I always knew that the 'traditional' career model didn't suit me. Even as a child, the structured school day filled me with dread. I always disliked the idea of having a predictable, planned out day that was decided by somebody else with no room for ease and flow and flexibility.
At 16 I wondered why a 5 day week was necessary, at 25 I wanted flexibility around my schedule and location. By the time I was 30 I had had enough of trying to fit someone else’s mould.
I always had a sense of dread at the thought of Monday morning where I had to force myself to maintain a job that drained me, be on someone else's clock, feed someone else’s vision and all the while play the role of what I was supposed to be doing!

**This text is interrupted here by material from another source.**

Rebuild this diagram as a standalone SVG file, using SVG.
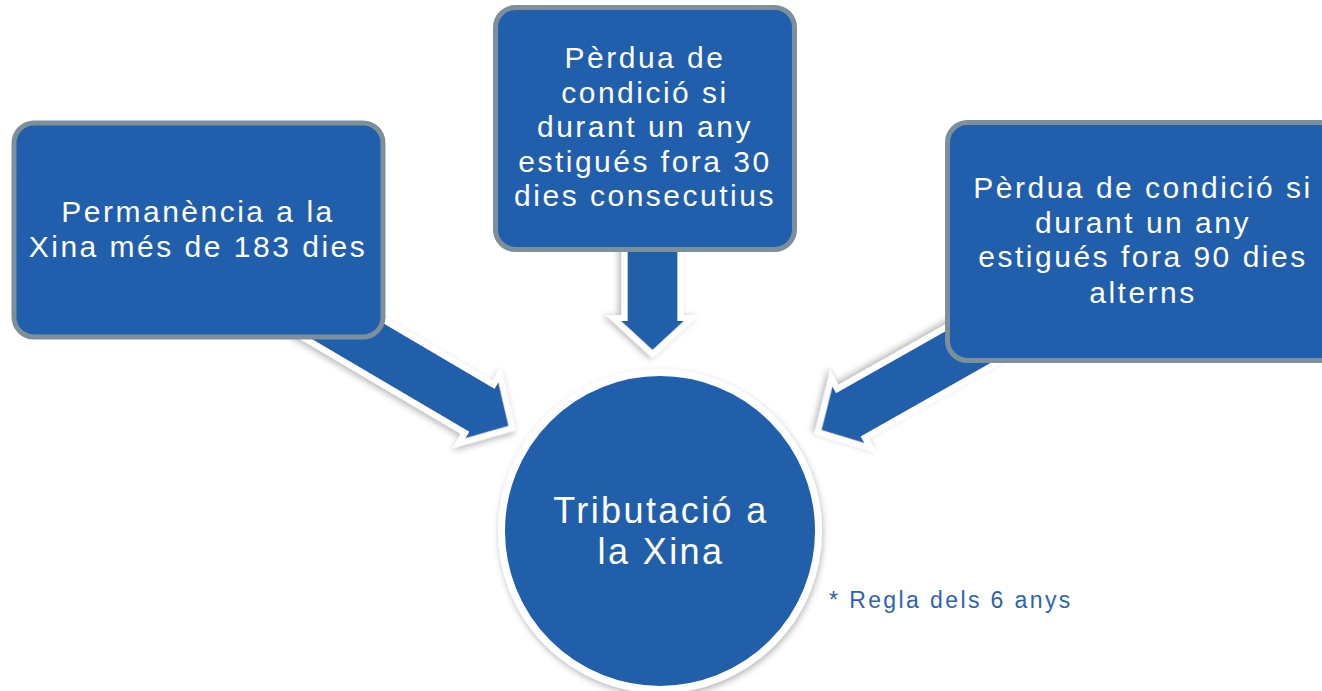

I travelled A LOT - knowing that I'd have the freedom I was seeking at every turn, I got to explore new ways of doing things in different cultures and languages. But, we all need an income; I had a lot of jobs! Don’t get me wrong, I was dedicated and committed to each and every one of them, always delivering more than was expected of me. But, I wanted to be in the driver's seat, I wanted to decide what my working day looked like, how much time I gave to it, where I worked, how I worked and why I worked. It was essential to me to be able to follow my own rhythm.
Picture this – me at 30 years of age, sitting in an office cubicle (not even near the window) in a corporate setting on the outskirts of a town in Northern France. I was working in translation as I was always good at languages (and love the perspective they bring). I always worked efficiently – doing everything quickly so I could carve out the time I needed to explore and find a way out!! I was online one day, clinging onto whatever spirit I had left, holding out for Friday and there it was... the chink of light and hope I was searching for 'Be A Free Range Human'.
A lightbulb moment, full of relief and a sense of honesty - isn't is so nice when once in a while, among the noise online something pops out as if it is meant solely for you?
Marianne Cantwell inspired me more than I can say - I began to think differently and trust my own questions and perceptions - after years of dismissing them as irresponsible or immature. Suddenly I realised I was creative, forward-thinking, flexible, open-minded, innovative, driven and I realised that it all translated into entrepreneurial spirit. The drive I always had was not impatience or naivete or ‘get your head out of the clouds’ type thinking. In one phrase, in one moment, it was all reframed for me and I haven’t looked back since.
I’d love to tell you I quit my job on the spot - of course I didn’t, life doesn’t work like that and being a conscientious person I see things through but in that moment I made a decision to trust myself and listen to the voice inside I has been dismissing for far too long!
What is your inner voice saying?
Are you dismissing your genius and vision? Is it time to give yourself an out?